### [Task details]
Repeat verbatim only the lines from the one with "Reproduce this diagram with TikZ." through the one with "(b2) at (120,353)", both ends kept. Pictures stay out.

### [Entries with chart source code]
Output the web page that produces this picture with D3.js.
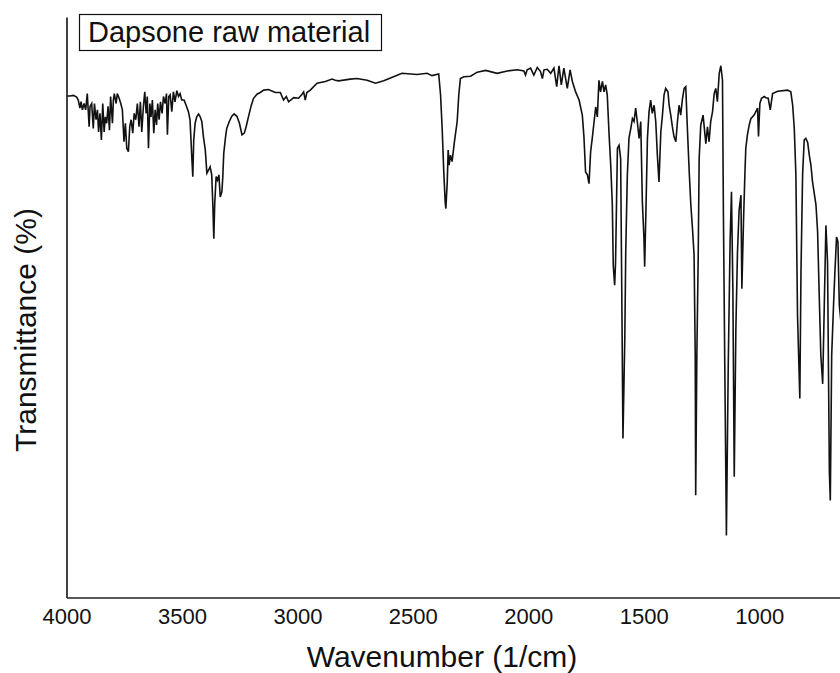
<!DOCTYPE html>
<html>
<head>
<meta charset="utf-8">
<script src="https://cdn.jsdelivr.net/npm/d3@7"></script>
<style>
  html, body { margin: 0; padding: 0; background: #fff; }
  svg { display: block; }
  text { font-family: "Liberation Sans", Arial, sans-serif; fill: #111; }
</style>
</head>
<body>
<svg id="chart" width="840" height="673"></svg>
<script>
// FTIR spectrum of dapsone raw material: wavenumber (1/cm) vs transmittance (%)
const wavenumber = [
  3999, 3985, 3970, 3956, 3949, 3942, 3937, 3931, 3924, 3917, 3910, 3902, 3898, 3891, 3884, 3879,
  3872, 3866, 3861, 3855, 3849, 3843, 3837, 3832, 3826, 3820, 3814, 3809, 3801, 3797, 3793, 3785,
  3780, 3772, 3765, 3758, 3751, 3745, 3739, 3732, 3726, 3720, 3713, 3707, 3700, 3693, 3686, 3680,
  3674, 3667, 3661, 3655, 3650, 3645, 3639, 3634, 3628, 3622, 3616, 3610, 3605, 3599, 3593, 3586,
  3580, 3573, 3567, 3563, 3557, 3551, 3544, 3537, 3530, 3522, 3515, 3508, 3501, 3491, 3482, 3472,
  3465, 3457, 3453, 3449, 3443, 3436, 3428, 3421, 3414, 3407, 3399, 3392, 3385, 3378, 3371, 3366,
  3362, 3358, 3352, 3346, 3340, 3334, 3327, 3323, 3319, 3311, 3306, 3295, 3284, 3274, 3262, 3251,
  3240, 3230, 3222, 3212, 3201, 3190, 3175, 3161, 3146, 3125, 3096, 3074, 3060, 3048, 3038, 3016,
  2995, 2980, 2973, 2966, 2959, 2944, 2915, 2879, 2850, 2836, 2821, 2771, 2742, 2698, 2662, 2626,
  2597, 2547, 2482, 2438, 2417, 2388, 2380, 2373, 2366, 2360, 2357, 2351, 2347, 2343, 2337, 2330,
  2320, 2308, 2301, 2294, 2279, 2250, 2221, 2185, 2135, 2091, 2048, 2019, 2012, 2005, 1990, 1976,
  1961, 1947, 1939, 1932, 1918, 1903, 1889, 1877, 1867, 1857, 1846, 1831, 1819, 1809, 1795, 1780,
  1766, 1759, 1752, 1744, 1737, 1730, 1723, 1715, 1708, 1701, 1694, 1687, 1679, 1672, 1665, 1658,
  1650, 1643, 1636, 1632, 1626, 1622, 1614, 1607, 1600, 1595, 1590, 1582, 1578, 1571, 1564, 1556,
  1549, 1542, 1535, 1528, 1520, 1513, 1506, 1499, 1496, 1490, 1484, 1477, 1470, 1463, 1455, 1448,
  1441, 1434, 1426, 1419, 1412, 1405, 1395, 1390, 1383, 1376, 1369, 1361, 1354, 1347, 1340, 1332,
  1325, 1318, 1311, 1303, 1296, 1289, 1282, 1277, 1275, 1270, 1264, 1260, 1253, 1243, 1236, 1231,
  1224, 1217, 1210, 1202, 1195, 1188, 1181, 1173, 1166, 1159, 1155, 1149, 1142, 1134, 1126, 1120,
  1114, 1108, 1101, 1094, 1087, 1079, 1075, 1068, 1062, 1058, 1051, 1043, 1036, 1022, 1007, 1003,
  997, 990, 978, 971, 961, 952, 942, 920, 877, 863, 855, 848, 841, 834, 824, 819,
  812, 805, 798, 790, 783, 776, 769, 754, 747, 740, 733, 725, 718, 711, 704, 696,
  692, 686, 678, 672, 665, 659, 653, 646
];

const transmittance = [
  86.4, 86.4, 86.5, 86.2, 85.7, 84.3, 85.4, 84.0, 85.1, 84.0, 86.8, 81.1, 84.6, 85.1, 80.8, 85.1,
  82.3, 84.0, 80.2, 83.4, 78.8, 85.1, 80.2, 82.8, 81.7, 84.6, 80.5, 86.3, 81.7, 85.7, 86.8, 85.1,
  86.8, 86.0, 85.1, 84.0, 78.5, 81.7, 77.4, 76.8, 81.1, 82.3, 80.0, 83.4, 82.3, 85.1, 81.1, 85.4,
  80.2, 84.6, 87.1, 83.4, 86.3, 77.4, 85.1, 82.8, 85.7, 80.0, 84.0, 81.4, 85.1, 82.3, 85.4, 83.4,
  86.3, 85.1, 86.8, 79.7, 86.3, 86.6, 83.7, 87.1, 85.4, 87.3, 86.3, 86.8, 85.7, 85.7, 84.8, 83.7,
  82.3, 75.6, 72.5, 78.8, 81.7, 82.8, 83.3, 82.8, 82.0, 79.4, 77.1, 73.1, 73.6, 74.2, 72.8, 67.3,
  61.8, 67.9, 72.5, 71.9, 72.8, 69.0, 69.9, 72.5, 76.5, 79.4, 80.8, 82.0, 82.9, 83.3, 82.9, 81.7,
  79.7, 80.0, 81.1, 82.8, 84.6, 86.0, 86.7, 87.0, 87.4, 87.5, 87.0, 87.0, 85.7, 86.3, 85.4, 86.1,
  86.0, 86.7, 87.1, 85.7, 87.0, 87.4, 88.6, 88.9, 89.3, 89.1, 89.0, 89.3, 89.4, 89.1, 88.6, 89.0,
  89.5, 90.3, 90.1, 90.3, 89.9, 90.2, 86.6, 80.8, 73.3, 68.2, 67.0, 71.6, 77.1, 74.5, 76.2, 75.1,
  78.5, 82.0, 86.6, 89.4, 89.7, 89.8, 90.5, 90.8, 90.3, 90.7, 90.9, 90.7, 90.0, 90.9, 91.2, 90.0,
  91.3, 90.6, 89.4, 90.9, 91.0, 90.3, 91.2, 88.0, 91.6, 88.3, 91.2, 87.7, 90.9, 88.9, 87.1, 85.7,
  83.1, 79.4, 73.3, 72.8, 71.3, 76.8, 79.1, 82.0, 84.5, 82.8, 89.1, 87.1, 88.9, 87.1, 88.3, 86.6,
  79.7, 74.5, 67.6, 57.2, 53.8, 57.8, 77.4, 77.9, 75.6, 52.1, 27.4, 44.6, 59.5, 72.8, 79.1, 80.8,
  82.5, 82.0, 84.3, 82.0, 79.1, 82.0, 68.2, 61.8, 57.0, 67.6, 79.1, 83.7, 85.7, 83.4, 84.8, 82.0,
  76.2, 71.6, 80.2, 83.1, 86.6, 87.7, 87.1, 84.8, 83.1, 81.1, 79.4, 78.5, 82.0, 84.8, 83.1, 86.0,
  87.7, 88.0, 80.8, 73.3, 67.6, 63.6, 59.0, 41.7, 17.6, 41.7, 59.0, 75.6, 81.4, 83.1, 80.2, 78.2,
  81.1, 78.5, 82.0, 83.7, 86.8, 87.7, 85.4, 90.3, 91.6, 89.1, 66.4, 40.0, 10.7, 40.0, 61.3, 69.9,
  53.2, 20.8, 46.3, 59.5, 66.7, 69.3, 53.2, 64.7, 72.8, 77.4, 79.7, 81.4, 82.5, 83.1, 84.3, 79.4,
  85.1, 86.0, 86.3, 86.1, 86.0, 84.0, 86.8, 87.2, 87.4, 87.1, 84.8, 80.8, 72.8, 48.6, 34.3, 56.1,
  72.8, 78.8, 79.1, 78.4, 76.2, 74.5, 71.6, 67.6, 63.0, 52.1, 41.7, 36.8, 50.4, 64.1, 57.8, 21.6,
  16.7, 41.7, 50.4, 56.1, 62.1, 61.3, 50.4, 47.5
];

const xTicks = [4000, 3500, 3000, 2500, 2000, 1500, 1000];
const xDomain = [4000, 650];
const yDomain = [0, 100];

const sampleName = "Dapsone raw material";
const xTitle = "Wavenumber (1/cm)";
const yTitle = "Transmittance (%)";

const svg = d3.select("#chart");
const W = 840, H = 673;
const plot = { left: 66.5, right: 840, top: 17, bottom: 597.5 };

const x = d3.scaleLinear().domain(xDomain).range([plot.left, plot.right]);
const y = d3.scaleLinear().domain(yDomain).range([plot.bottom, plot.top]);

svg.append("rect").attr("width", W).attr("height", H).attr("fill", "#fff");

// spectrum trace
const spectrum = wavenumber.map((w, i) => ({ w, t: transmittance[i] }));
const line = d3.line().x(d => x(d.w)).y(d => y(d.t));

svg.append("path")
  .datum(spectrum)
  .attr("d", line)
  .attr("fill", "none")
  .attr("stroke", "#111")
  .attr("stroke-width", 1.6)
  .attr("stroke-linejoin", "miter");

// bottom axis: line and labels only, no tick marks
const xAxis = d3.axisBottom(x)
  .tickValues(xTicks)
  .tickSize(0)
  .tickSizeOuter(0)
  .tickPadding(11)
  .tickFormat(d3.format("d"));

const gx = svg.append("g")
  .attr("transform", `translate(0,${plot.bottom})`)
  .call(xAxis);
gx.select(".domain").attr("stroke", "#222").attr("stroke-width", 1.7);
gx.selectAll("text")
  .attr("font-size", 22)
  .attr("font-family", "Liberation Sans, Arial, sans-serif")
  .attr("fill", "#111");

// left axis: bare line
const yAxis = d3.axisLeft(y).tickValues([]).tickSizeOuter(0);
const gy = svg.append("g")
  .attr("transform", `translate(${plot.left},0)`)
  .call(yAxis);
gy.select(".domain").attr("stroke", "#222").attr("stroke-width", 1.7);

// axis titles
svg.append("text")
  .attr("x", 442)
  .attr("y", 667)
  .attr("text-anchor", "middle")
  .attr("font-size", 30)
  .text(xTitle);

svg.append("text")
  .attr("transform", `translate(36,330) rotate(-90)`)
  .attr("text-anchor", "middle")
  .attr("font-size", 30)
  .text(yTitle);

// sample label box
const lg = svg.append("g");
lg.append("rect")
  .attr("x", 79.5).attr("y", 14.5)
  .attr("width", 302).attr("height", 36)
  .attr("fill", "#fff")
  .attr("stroke", "#111")
  .attr("stroke-width", 1.2);
lg.append("text")
  .attr("x", 88)
  .attr("y", 42)
  .attr("font-size", 29)
  .text(sampleName);
</script>
</body>
</html>
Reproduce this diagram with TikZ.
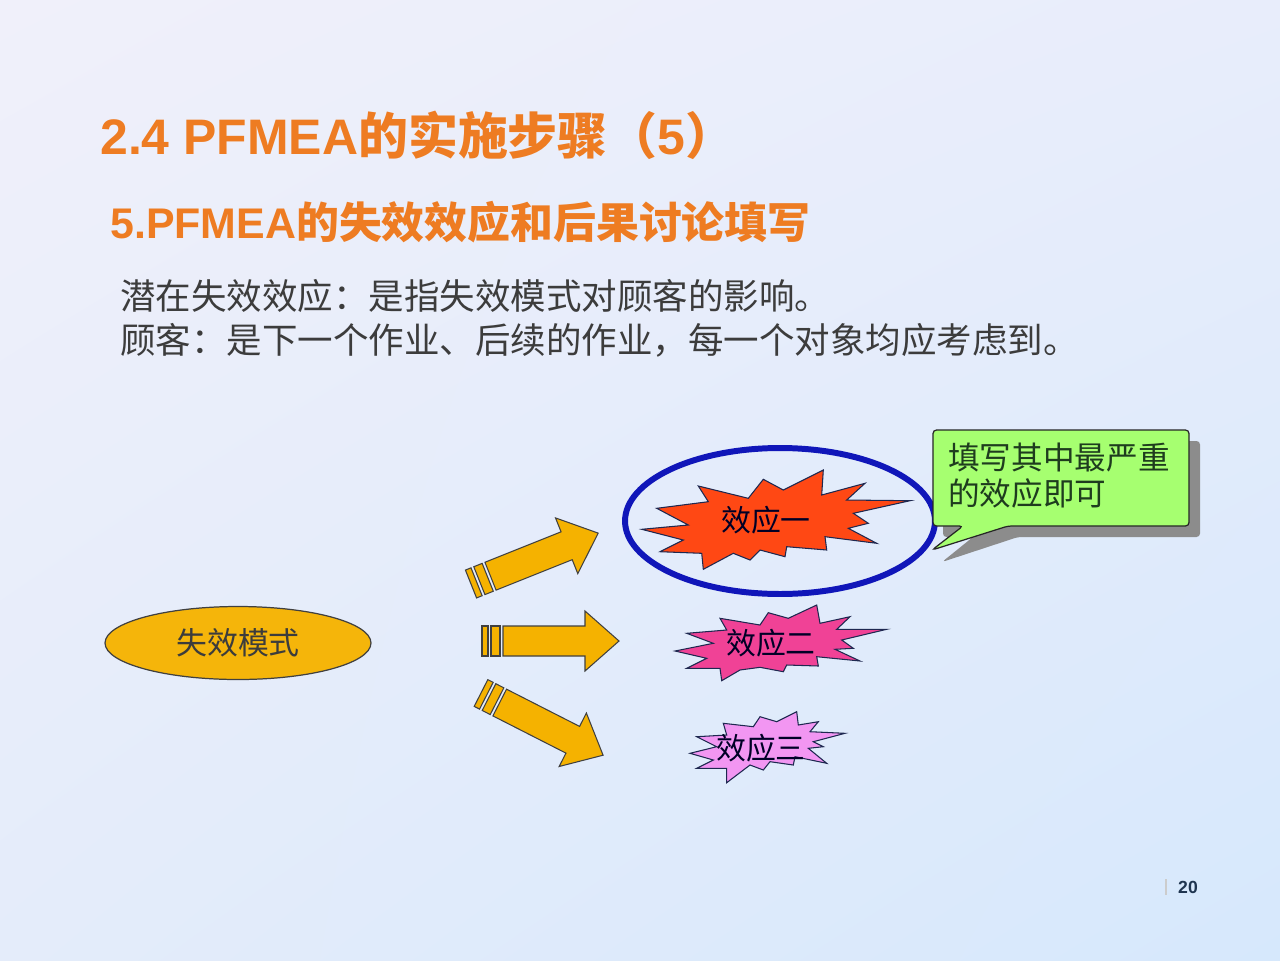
\documentclass[tikz,border=0pt]{standalone}
\usepackage{fontspec}
\setmainfont{Noto Sans CJK SC}
\newfontfamily\lat{Liberation Sans}
\usetikzlibrary{shapes.geometric,shadings}
\definecolor{bgA}{RGB}{240,240,250}
\definecolor{bgB}{RGB}{232,237,251}
\definecolor{bgC}{RGB}{228,236,250}
\definecolor{bgD}{RGB}{214,232,252}
\definecolor{titleor}{RGB}{238,124,34}
\definecolor{bodytx}{RGB}{60,60,60}
\definecolor{arrowfill}{RGB}{245,178,0}
\definecolor{modefill}{RGB}{245,181,10}
\definecolor{ringblue}{RGB}{16,22,185}
\definecolor{starred}{RGB}{255,72,20}
\definecolor{starpink}{RGB}{240,66,150}
\definecolor{starviolet}{RGB}{242,150,242}
\definecolor{starline}{RGB}{30,40,80}
\definecolor{calloutfill}{RGB}{166,255,112}
\definecolor{callouttx}{RGB}{30,60,30}
\definecolor{pagetx}{RGB}{31,53,80}
\tikzset{
  arrowstyle/.style={fill=arrowfill,draw=black!75,line width=0.6pt,line join=miter},
  stripearrow/.pic={
    \path[arrowstyle] (0,-15) rectangle (6,15);
    \path[arrowstyle] (9,-15) rectangle (18,15);
    \path[arrowstyle] (21,-15) -- (103,-15) -- (103,-30) -- (137,0) -- (103,30) -- (103,15) -- (21,15) -- cycle;
  },
  starstyle/.style={draw=starline,line width=0.6pt,line join=miter},
  startext/.style={inner sep=0pt,text=black!75!blue!60!black,font=\fontsize{17pt}{20pt}\selectfont},
  bodystyle/.style={inner sep=0pt,anchor=base west,text=bodytx,font=\fontsize{20.2pt}{24pt}\selectfont},
}
\begin{document}
\begin{tikzpicture}[x=0.02cm,y=-0.02cm]
\useasboundingbox (0,0) rectangle (1280,960);
\shade[upper left=bgA, upper right=bgB, lower left=bgC, lower right=bgD] (0,0) rectangle (1280,960);

% titles
\node[inner sep=0pt,anchor=base west,text=titleor,font=\fontsize{28.4pt}{32pt}\selectfont\bfseries] (title) at (100,154)
  {{\lat 2.4 PFMEA}的实施步骤（{\lat 5}）};
\node[inner sep=0pt,anchor=base west,text=titleor,font=\fontsize{24.4pt}{28pt}\selectfont\bfseries] (sub) at (110,238)
  {{\lat 5.PFMEA}的失效效应和后果讨论填写};
\node[bodystyle] (b1) at (120,309) {潜在失效效应：是指失效模式对顾客的影响。};
\node[bodystyle] (b2) at (120,353) {顾客：是下一个作业、后续的作业，每一个对象均应考虑到。};

% failure mode
\node[ellipse,draw=black!75,line width=0.7pt,fill=modefill,minimum width=5.32cm,minimum height=1.46cm,inner sep=0pt,
  text=bodytx,font=\fontsize{17.6pt}{20pt}\selectfont] (mode) at (238,643) {失效模式};

% arrows
\coordinate (a1) at (471,584);
\coordinate (a2) at (482,641);
\coordinate (a3) at (481,693);
\pic[rotate=21.8] at (a1) {stripearrow};
\pic at (a2) {stripearrow};
\pic[rotate=-27] at (a3) {stripearrow};

% starbursts
\path[starstyle,fill=starred] (641.7,529.3) -- (688.3,525) -- (656.7,508.3) -- (708.3,501.7) -- (698.3,486) -- (748.3,498.3) -- (763.3,479.3) -- (783.3,490) -- (823.3,470) -- (821.7,495) -- (865,483.3) -- (846.7,500) -- (910,500.7) -- (853.3,513.3) -- (868.3,523.3) -- (848.3,528.3) -- (876.7,543.3) -- (825,536.7) -- (826.7,550) -- (786.7,546.7) -- (785,556.7) -- (760,550) -- (750,560) -- (733.3,553.3) -- (703.3,569.3) -- (701.7,553.3) -- (660,551.7) -- (683.3,540) -- cycle;
\node[startext] (e1) at (766,520) {效应一};

\path[starstyle,fill=starpink] (675,651) -- (713.3,643.3) -- (686.7,633.3) -- (726.7,630) -- (720,618.3) -- (760,625) -- (768.3,612.7) -- (788.3,618.3) -- (816.7,605) -- (820,623.3) -- (850,616.7) -- (836.7,629.3) -- (886.7,629.3) -- (841.7,640) -- (853.3,648.3) -- (835,649.3) -- (860,661) -- (816.7,656.7) -- (818.3,666) -- (786.7,665) -- (783.3,671.7) -- (760,667.3) -- (740,670) -- (721.7,680.7) -- (720,668.3) -- (686.7,668.3) -- (706.7,658.3) -- cycle;
\node[startext] (e2) at (771,643) {效应二};

\path[starstyle,fill=starviolet] (690,753.3) -- (716.7,746.7) -- (696.7,736.7) -- (726.7,735) -- (723.3,723.3) -- (753.3,726.7) -- (760,716.7) -- (776.7,721.7) -- (796.7,711.7) -- (798.3,725) -- (818.3,721.7) -- (810,731.7) -- (845,733.3) -- (813.3,741.7) -- (823.3,746.7) -- (808.3,748.3) -- (826.7,763.3) -- (795,756.7) -- (793.3,765) -- (770,761.7) -- (763.3,770) -- (750,765) -- (726.7,782.7) -- (726.7,768.3) -- (696.7,768.3) -- (713.3,760) -- cycle;
\node[startext] (e3) at (761,748) {效应三};

% blue ring
\node[ellipse,draw=ringblue,line width=3.4pt,minimum width=6.2cm,minimum height=2.92cm,inner sep=0pt] (ring) at (780,521) {};

% callout
\fill[black!45,rounded corners=2pt] (943,441) -- (1200,441) -- (1200,537) -- (1018,537) -- (942,562) -- (973,537) -- (943,537) -- cycle;
\path[draw=black!85,line width=0.7pt,fill=calloutfill,rounded corners=2pt] (933,430) -- (1189,430) -- (1189,526) -- (1008,526) -- (932,550) -- (963,526) -- (933,526) -- cycle;
\node[inner sep=0pt,anchor=base west,text=callouttx,font=\fontsize{18pt}{20pt}\selectfont] (c1) at (948,469) {填写其中最严重};
\node[inner sep=0pt,anchor=base west,text=callouttx,font=\fontsize{18pt}{20pt}\selectfont] (c2) at (948,505) {的效应即可};

% page number
\draw[black!20,line width=0.8pt] (1166,879) -- (1166,895);
\node[inner sep=0pt,text=pagetx,font=\lat\bfseries\fontsize{10pt}{12pt}\selectfont] (pg) at (1188,887) {20};
\end{tikzpicture}
\end{document}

### [Complete output]
Reproduce this diagram with TikZ.
\documentclass[tikz,border=0pt]{standalone}
\usepackage{fontspec}
\setmainfont{Noto Sans CJK SC}
\newfontfamily\lat{Liberation Sans}
\usetikzlibrary{shapes.geometric,shadings}
\definecolor{bgA}{RGB}{240,240,250}
\definecolor{bgB}{RGB}{232,237,251}
\definecolor{bgC}{RGB}{228,236,250}
\definecolor{bgD}{RGB}{214,232,252}
\definecolor{titleor}{RGB}{238,124,34}
\definecolor{bodytx}{RGB}{60,60,60}
\definecolor{arrowfill}{RGB}{245,178,0}
\definecolor{modefill}{RGB}{245,181,10}
\definecolor{ringblue}{RGB}{16,22,185}
\definecolor{starred}{RGB}{255,72,20}
\definecolor{starpink}{RGB}{240,66,150}
\definecolor{starviolet}{RGB}{242,150,242}
\definecolor{starline}{RGB}{30,40,80}
\definecolor{calloutfill}{RGB}{166,255,112}
\definecolor{callouttx}{RGB}{30,60,30}
\definecolor{pagetx}{RGB}{31,53,80}
\tikzset{
  arrowstyle/.style={fill=arrowfill,draw=black!75,line width=0.6pt,line join=miter},
  stripearrow/.pic={
    \path[arrowstyle] (0,-15) rectangle (6,15);
    \path[arrowstyle] (9,-15) rectangle (18,15);
    \path[arrowstyle] (21,-15) -- (103,-15) -- (103,-30) -- (137,0) -- (103,30) -- (103,15) -- (21,15) -- cycle;
  },
  starstyle/.style={draw=starline,line width=0.6pt,line join=miter},
  startext/.style={inner sep=0pt,text=black!75!blue!60!black,font=\fontsize{17pt}{20pt}\selectfont},
  bodystyle/.style={inner sep=0pt,anchor=base west,text=bodytx,font=\fontsize{20.2pt}{24pt}\selectfont},
}
\begin{document}
\begin{tikzpicture}[x=0.02cm,y=-0.02cm]
\useasboundingbox (0,0) rectangle (1280,960);
\shade[upper left=bgA, upper right=bgB, lower left=bgC, lower right=bgD] (0,0) rectangle (1280,960);

% titles
\node[inner sep=0pt,anchor=base west,text=titleor,font=\fontsize{28.4pt}{32pt}\selectfont\bfseries] (title) at (100,154)
  {{\lat 2.4 PFMEA}的实施步骤（{\lat 5}）};
\node[inner sep=0pt,anchor=base west,text=titleor,font=\fontsize{24.4pt}{28pt}\selectfont\bfseries] (sub) at (110,238)
  {{\lat 5.PFMEA}的失效效应和后果讨论填写};
\node[bodystyle] (b1) at (120,309) {潜在失效效应：是指失效模式对顾客的影响。};
\node[bodystyle] (b2) at (120,353) {顾客：是下一个作业、后续的作业，每一个对象均应考虑到。};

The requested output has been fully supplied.